Crescono upper class e ceto medio

Per un verso, ci sono segnali di ripresa del ceto medio. Il numero di persone che si autocolloca nella middle-class è passato da poco meno del 30 per cento di ottobre 2020 a circa il 36 per cento di giugno 2021. Le riaperture, i segnali di fiducia che arrivano dalla campagna vaccinale, fanno ben sperare, soprattutto, quella quota di persone che operava nei segmenti del commercio, del turismo, dell’artigianato, rimettendo in modo il senso di dinamismo e di riconquista delle proprie posizioni sociali.

La cosiddetta upper class, ovvero i benestanti, quanti hanno un reddito che li fa stare bene e permette loro di concedersi anche dei lussi, è in chiara crescita, con un incremento del 2 per cento rispetto all’autunno 2020 (oggi ruota tra il 6 e l’8 per cento della popolazione maggiorenne).

Per l’altro verso, invece, permangono i segnali di affaticamento per le tre classi sociali al di sotto del ceto medio. Il quadro, in queste realtà, non è statico e marca alcuni segnali di movimento.  

A mostrare alcuni piccoli segni di miglioramento è, innanzitutto, la middle class in fall, il ceto medio decaduto, ovvero le persone che un tempo erano parte integrante del ceto medio italico e che nel corso degli anni, complice la crisi economica prima e il Covid poi, hanno perso la propria stabilità e anche la posizione sociale.

Circa il 3 per cento di questo segmento segnala una ripresa e una risalita verso la middle class, facendo assottigliare di un po’ le fila di questo segmento sociale che resta, purtuttavia, quello maggioritario (39 per cento).
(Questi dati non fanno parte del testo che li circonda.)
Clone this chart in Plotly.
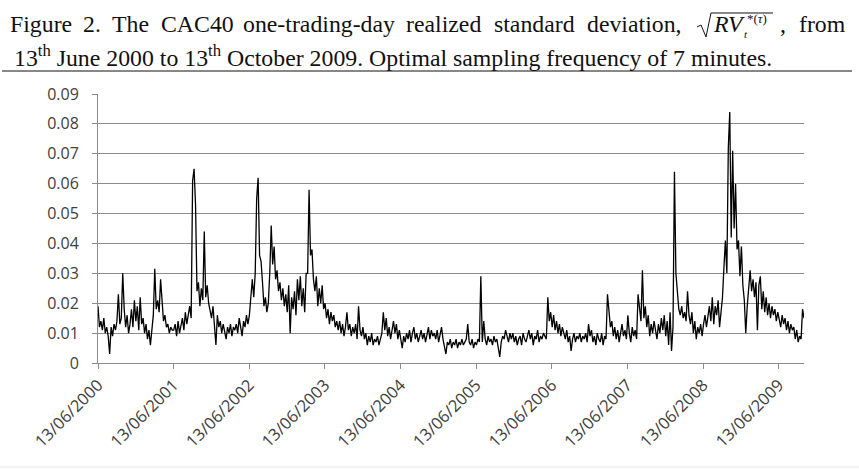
import pandas as pd
import plotly.graph_objects as go

# ---- data (weekly readings of the realized std) ----
y2000 = [0.019, 0.012, 0.014, 0.011, 0.015, 0.010, 0.012, 0.009, 0.003, 0.012,
         0.009, 0.013, 0.011, 0.014, 0.023, 0.013, 0.015, 0.030, 0.018, 0.012,
         0.016, 0.010, 0.013, 0.018, 0.012, 0.021, 0.014, 0.019, 0.011, 0.022,
         0.013, 0.015, 0.010, 0.013, 0.008, 0.011, 0.006, 0.012, 0.016, 0.0315,
         0.018, 0.021, 0.017, 0.028, 0.019, 0.014, 0.016, 0.012, 0.013, 0.010,
         0.012, 0.011]
y2001 = [0.011, 0.013, 0.009, 0.014, 0.010, 0.012, 0.015, 0.011, 0.017, 0.013,
         0.016, 0.019, 0.015, 0.061, 0.065, 0.053, 0.024, 0.027, 0.019, 0.025,
         0.021, 0.044, 0.022, 0.026, 0.020, 0.017, 0.015, 0.019, 0.013, 0.006,
         0.016, 0.012, 0.014, 0.010, 0.013, 0.011, 0.008, 0.012, 0.010, 0.013,
         0.009, 0.012, 0.011, 0.013, 0.010, 0.015, 0.012, 0.009, 0.014, 0.012,
         0.016, 0.013]
y2002 = [0.016, 0.024, 0.028, 0.022, 0.030, 0.055, 0.062, 0.036, 0.034, 0.027,
         0.019, 0.022, 0.017, 0.020, 0.030, 0.046, 0.033, 0.039, 0.028, 0.031,
         0.024, 0.027, 0.021, 0.025, 0.019, 0.023, 0.017, 0.026, 0.010, 0.022,
         0.018, 0.024, 0.016, 0.028, 0.021, 0.029, 0.019, 0.025, 0.017, 0.030,
         0.030, 0.058, 0.036, 0.038, 0.028, 0.024, 0.029, 0.019, 0.025, 0.020,
         0.026, 0.018]
y2003 = [0.020, 0.015, 0.018, 0.013, 0.017, 0.014, 0.016, 0.012, 0.014, 0.011,
         0.014, 0.010, 0.013, 0.009, 0.012, 0.017, 0.011, 0.013, 0.009, 0.012,
         0.010, 0.013, 0.008, 0.019, 0.011, 0.009, 0.012, 0.008, 0.010, 0.006,
         0.009, 0.007, 0.010, 0.006, 0.008, 0.007, 0.009, 0.006, 0.008, 0.010,
         0.017, 0.011, 0.015, 0.009, 0.012, 0.008, 0.011, 0.014, 0.010, 0.013,
         0.008, 0.011]
y2004 = [0.008, 0.005, 0.009, 0.007, 0.010, 0.008, 0.011, 0.007, 0.010, 0.012,
         0.008, 0.010, 0.007, 0.009, 0.011, 0.008, 0.010, 0.007, 0.010, 0.012,
         0.008, 0.011, 0.009, 0.010, 0.008, 0.011, 0.007, 0.010, 0.012, 0.008,
         0.005, 0.003, 0.007, 0.006, 0.008, 0.005, 0.007, 0.006, 0.008, 0.005,
         0.007, 0.006, 0.008, 0.006, 0.007, 0.008, 0.013, 0.007, 0.006, 0.008,
         0.005, 0.007]
y2005 = [0.006, 0.008, 0.007, 0.029, 0.007, 0.014, 0.008, 0.006, 0.009, 0.007,
         0.008, 0.006, 0.009, 0.007, 0.008, 0.005, 0.002, 0.007, 0.009, 0.008,
         0.011, 0.009, 0.007, 0.010, 0.008, 0.010, 0.007, 0.009, 0.006, 0.008,
         0.009, 0.006, 0.010, 0.008, 0.007, 0.009, 0.011, 0.008, 0.010, 0.006,
         0.009, 0.008, 0.011, 0.007, 0.009, 0.008, 0.010, 0.009, 0.008, 0.022,
         0.014, 0.017]
y2006 = [0.012, 0.016, 0.011, 0.014, 0.010, 0.013, 0.009, 0.012, 0.010, 0.008,
         0.011, 0.007, 0.009, 0.004, 0.008, 0.010, 0.007, 0.009, 0.008, 0.010,
         0.007, 0.009, 0.008, 0.010, 0.007, 0.013, 0.009, 0.011, 0.007, 0.009,
         0.006, 0.010, 0.008, 0.007, 0.010, 0.006, 0.009, 0.008, 0.023, 0.016,
         0.012, 0.014, 0.009, 0.012, 0.008, 0.011, 0.007, 0.010, 0.013, 0.009,
         0.011, 0.008]
y2007 = [0.016, 0.010, 0.007, 0.012, 0.009, 0.011, 0.008, 0.023, 0.019, 0.014,
         0.031, 0.015, 0.019, 0.012, 0.016, 0.009, 0.013, 0.010, 0.014, 0.011,
         0.008, 0.013, 0.010, 0.015, 0.011, 0.016, 0.009, 0.014, 0.006, 0.017,
         0.004, 0.012, 0.064, 0.030, 0.022, 0.018, 0.016, 0.019, 0.015, 0.017,
         0.014, 0.024, 0.016, 0.013, 0.017, 0.010, 0.014, 0.008, 0.012, 0.010,
         0.013, 0.009]
y2008 = [0.013, 0.016, 0.012, 0.015, 0.019, 0.014, 0.022, 0.013, 0.019, 0.016,
         0.021, 0.012, 0.017, 0.022, 0.032, 0.041, 0.030, 0.072, 0.084, 0.042,
         0.071, 0.045, 0.060, 0.038, 0.041, 0.029, 0.039, 0.026, 0.021, 0.010,
         0.019, 0.026, 0.031, 0.024, 0.028, 0.022, 0.027, 0.011, 0.026, 0.029,
         0.018, 0.024, 0.017, 0.022, 0.016, 0.020, 0.015, 0.019, 0.016, 0.018,
         0.014, 0.017]
y2009 = [0.015, 0.012, 0.016, 0.013, 0.015, 0.011, 0.014, 0.010, 0.013, 0.011,
         0.012, 0.008, 0.011, 0.007, 0.009, 0.008, 0.018, 0.015]

start_date = "2000-06-13"
end_date = "2009-10-13"
x_tick_labels = ["13/06/2000", "13/06/2001", "13/06/2002", "13/06/2003", "13/06/2004",
                 "13/06/2005", "13/06/2006", "13/06/2007", "13/06/2008", "13/06/2009"]
y_tick_values = [0, 0.01, 0.02, 0.03, 0.04, 0.05, 0.06, 0.07, 0.08, 0.09]
y_tick_labels = ["0", "0.01", "0.02", "0.03", "0.04", "0.05", "0.06", "0.07", "0.08", "0.09"]

values = y2000 + y2001 + y2002 + y2003 + y2004 + y2005 + y2006 + y2007 + y2008 + y2009
dates = pd.date_range(start_date, end_date, periods=len(values))
x_tick_values = pd.to_datetime(x_tick_labels, format="%d/%m/%Y")

# ---- geometry ----
W, H = 859, 470
PL, PR, PT, PB = 98, 804, 94, 363


def px(x):
    return (x - PL) / (PR - PL)


def py(y):
    return (PB - y) / (PB - PT)


GRID = "#8c8c8c"
fig = go.Figure()
fig.add_trace(go.Scatter(x=dates, y=values, mode="lines",
                         line=dict(color="#000000", width=1.3),
                         hoverinfo="skip", showlegend=False))

fig.update_layout(
    width=W, height=H,
    margin=dict(l=PL, r=W - PR, t=PT, b=H - PB, pad=0),
    paper_bgcolor="white", plot_bgcolor="white",
    font=dict(family="Open Sans", size=16, color="#404040"),
    showlegend=False,
)
fig.update_xaxes(
    type="date", range=[start_date, end_date],
    tickvals=x_tick_values, ticktext=x_tick_labels, tickangle=-45,
    showgrid=False, zeroline=False, showline=True, linecolor=GRID, linewidth=1,
    ticks="outside", ticklen=5, tickcolor=GRID, tickwidth=1,
    tickfont=dict(family="Open Sans", size=16.5, color="#404040"),
)
fig.update_yaxes(
    range=[0, 0.09], tickvals=y_tick_values, ticktext=y_tick_labels,
    showgrid=True, gridcolor=GRID, gridwidth=1, zeroline=False,
    showline=True, linecolor=GRID, linewidth=1,
    ticks="outside", ticklen=5, tickcolor=GRID, tickwidth=1,
    ticklabelstandoff=10,
    tickfont=dict(family="Open Sans", size=16, color="#404040"),
)

# ---- caption (justified first line: word by word) ----
SERIF = "Liberation Serif"
CAP = 23.8
INK = "#111111"
ann = []
line1 = [("Figure", 8), ("2.", 81), ("The", 110), ("CAC40", 159),
         ("one-trading-day", 241), ("realized", 404), ("standard", 492),
         ("deviation,", 585), (",", 778), ("from", 797)]
for word, xx in line1:
    ann.append(dict(text=word, x=px(xx), y=py(24), xref="paper", yref="paper",
                    xanchor="left", yanchor="middle", showarrow=False,
                    font=dict(family=SERIF, size=CAP, color=INK)))
ann.append(dict(text="<i>RV</i>", x=px(711), y=py(24), xref="paper", yref="paper",
                xanchor="left", yanchor="middle", showarrow=False,
                font=dict(family=SERIF, size=CAP, color=INK)))
ann.append(dict(text="<i>t</i>", x=px(742), y=py(34), xref="paper", yref="paper",
                xanchor="left", yanchor="middle", showarrow=False,
                font=dict(family=SERIF, size=11, color=INK)))
ann.append(dict(text="*(<i>τ</i>)", x=px(745), y=py(18), xref="paper", yref="paper",
                xanchor="left", yanchor="middle", showarrow=False,
                font=dict(family=SERIF, size=13, color=INK)))
ann.append(dict(text="13<sup>th</sup> June 2000 to 13<sup>th</sup> October 2009. "
                     "Optimal sampling frequency of 7 minutes.",
                x=px(12), y=py(56), xref="paper", yref="paper",
                xanchor="left", yanchor="middle", showarrow=False,
                font=dict(family=SERIF, size=CAP, color=INK)))
fig.update_layout(annotations=ann)

# radical sign, rule under the caption, faint bottom rule
rad = [(697, 27), (701, 25), (706, 37), (711, 13), (773, 13)]
path = "M " + " L ".join(f"{px(a):.5f},{py(b):.5f}" for a, b in rad)
fig.add_shape(type="path", path=path, xref="paper", yref="paper",
              line=dict(color=INK, width=1))
fig.add_shape(type="line", x0=px(2), x1=px(852), y0=py(71), y1=py(71),
              xref="paper", yref="paper", line=dict(color=INK, width=1))
fig.add_shape(type="line", x0=px(0), x1=px(859), y0=py(467), y1=py(467),
              xref="paper", yref="paper", line=dict(color="#e6e6e6", width=1))

fig.write_html("out.html")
Una società sempre più polarizzata

Per gli altri due blocchi, il ceto degli operosi economicamente fragili (quelli che stabilmente non arrivano a fine mese) e la lower class italiana, il quadro non mostra segnali di miglioramento. Sommati questi due segmenti pesano circa il 17-18% per cento della popolazione. In essi ritroviamo i 5,6 milioni di persone in povertà assoluta di cui parla Istat, cui si devono sommare altri 4-5 milioni di persone che stabilmente terminano le risorse economiche familiari molto prima della fine del mese. 
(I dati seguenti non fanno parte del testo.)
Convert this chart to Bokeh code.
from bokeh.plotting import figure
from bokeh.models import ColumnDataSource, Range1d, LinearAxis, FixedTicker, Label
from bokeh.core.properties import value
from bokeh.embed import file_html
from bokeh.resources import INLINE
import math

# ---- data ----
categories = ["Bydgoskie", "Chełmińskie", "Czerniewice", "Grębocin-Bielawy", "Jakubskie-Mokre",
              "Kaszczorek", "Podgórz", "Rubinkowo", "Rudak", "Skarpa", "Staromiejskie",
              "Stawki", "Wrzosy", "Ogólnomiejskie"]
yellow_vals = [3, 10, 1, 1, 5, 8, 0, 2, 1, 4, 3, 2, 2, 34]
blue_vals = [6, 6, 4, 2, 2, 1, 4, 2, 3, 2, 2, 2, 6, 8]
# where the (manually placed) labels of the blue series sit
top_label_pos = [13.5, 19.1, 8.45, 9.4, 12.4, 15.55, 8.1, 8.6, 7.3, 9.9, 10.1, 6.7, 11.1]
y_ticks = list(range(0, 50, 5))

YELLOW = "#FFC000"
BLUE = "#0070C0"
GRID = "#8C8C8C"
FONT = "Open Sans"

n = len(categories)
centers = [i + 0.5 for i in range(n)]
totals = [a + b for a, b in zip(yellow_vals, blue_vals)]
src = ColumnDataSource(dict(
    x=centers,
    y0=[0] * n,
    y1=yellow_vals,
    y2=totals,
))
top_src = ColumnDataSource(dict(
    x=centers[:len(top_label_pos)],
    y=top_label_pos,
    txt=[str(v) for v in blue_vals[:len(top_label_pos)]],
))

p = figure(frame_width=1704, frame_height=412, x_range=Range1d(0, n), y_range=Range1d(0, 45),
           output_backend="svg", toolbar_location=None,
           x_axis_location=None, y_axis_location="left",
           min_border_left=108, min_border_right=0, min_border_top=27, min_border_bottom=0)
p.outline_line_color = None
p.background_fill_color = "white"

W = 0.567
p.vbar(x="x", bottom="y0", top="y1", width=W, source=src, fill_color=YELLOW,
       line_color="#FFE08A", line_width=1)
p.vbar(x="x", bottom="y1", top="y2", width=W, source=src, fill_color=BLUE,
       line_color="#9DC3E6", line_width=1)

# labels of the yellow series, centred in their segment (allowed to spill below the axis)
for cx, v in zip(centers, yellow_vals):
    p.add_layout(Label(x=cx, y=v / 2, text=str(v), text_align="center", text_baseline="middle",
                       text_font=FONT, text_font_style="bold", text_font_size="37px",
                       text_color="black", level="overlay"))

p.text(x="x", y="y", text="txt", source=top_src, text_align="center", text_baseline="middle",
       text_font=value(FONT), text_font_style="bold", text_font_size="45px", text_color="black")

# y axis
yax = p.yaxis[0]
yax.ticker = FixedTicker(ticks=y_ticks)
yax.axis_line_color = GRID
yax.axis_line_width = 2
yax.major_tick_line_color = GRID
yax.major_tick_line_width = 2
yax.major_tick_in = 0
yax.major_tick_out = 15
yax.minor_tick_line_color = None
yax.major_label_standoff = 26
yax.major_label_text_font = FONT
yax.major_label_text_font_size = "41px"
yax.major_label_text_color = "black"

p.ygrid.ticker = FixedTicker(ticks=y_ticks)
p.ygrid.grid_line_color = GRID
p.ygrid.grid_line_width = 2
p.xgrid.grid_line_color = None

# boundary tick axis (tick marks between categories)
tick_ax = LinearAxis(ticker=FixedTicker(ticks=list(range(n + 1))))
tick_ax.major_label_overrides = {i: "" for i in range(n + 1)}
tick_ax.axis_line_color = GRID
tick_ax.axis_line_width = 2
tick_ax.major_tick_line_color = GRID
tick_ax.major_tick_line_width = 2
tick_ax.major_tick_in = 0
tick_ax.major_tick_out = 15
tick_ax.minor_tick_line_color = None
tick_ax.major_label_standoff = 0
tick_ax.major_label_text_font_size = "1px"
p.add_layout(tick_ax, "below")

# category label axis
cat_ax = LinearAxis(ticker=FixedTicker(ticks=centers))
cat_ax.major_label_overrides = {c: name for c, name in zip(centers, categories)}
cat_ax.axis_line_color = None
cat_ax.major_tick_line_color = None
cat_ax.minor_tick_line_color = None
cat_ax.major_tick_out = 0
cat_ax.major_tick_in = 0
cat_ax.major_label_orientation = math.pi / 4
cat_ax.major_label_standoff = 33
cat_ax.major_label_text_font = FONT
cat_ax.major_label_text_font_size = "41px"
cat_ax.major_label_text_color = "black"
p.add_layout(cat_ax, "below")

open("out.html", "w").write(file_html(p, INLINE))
Il ridisegno delle classi sociali porta alla luce un Paese con un vertice piccolo e ristretto, un corpo intermedio che dà segnali di ripresa, mentre aumentano le difficoltà per chi già era nei segmenti più fragili della società. L’Italia si mostra come un Paese attraversato da fratture sociali significative, con poco più del 40 per cento che vive una condizione stabile e poco meno del 60 per cento che vive condizioni sociali ed economiche incerte, faticose, fragili o peggio, sotto la soglia di una vita decente.
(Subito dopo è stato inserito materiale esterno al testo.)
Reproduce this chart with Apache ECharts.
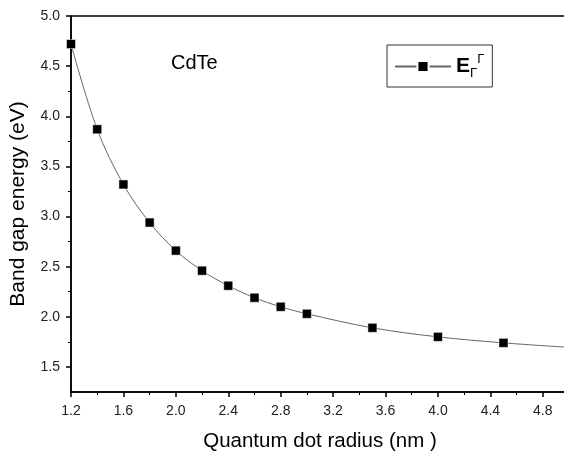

Nel nostro Paese è in corso, da anni, un processo di polarizzazione sociale, con dinamiche divaricanti tra una quota benestante che sta aumentando costantemente i propri livelli di benessere e una lower class che ingrossa le proprie fila; tra un ceto medio che oscilla e dà segnali di ripresa, ma resta al di sotto del 40 per cento e una maggioranza relativa di persone che si muovono tra l’essere ceto medio in caduta (con il proprio portato di rabbia sociale e rancorosa voglia di riscatto)  e l’essere parte del ceto operoso infragilito economicamente, che continua a vivere una condizione di incertezza permanente e sempre più lontana dalla possibilità di saltare su qualche ascensore sociale.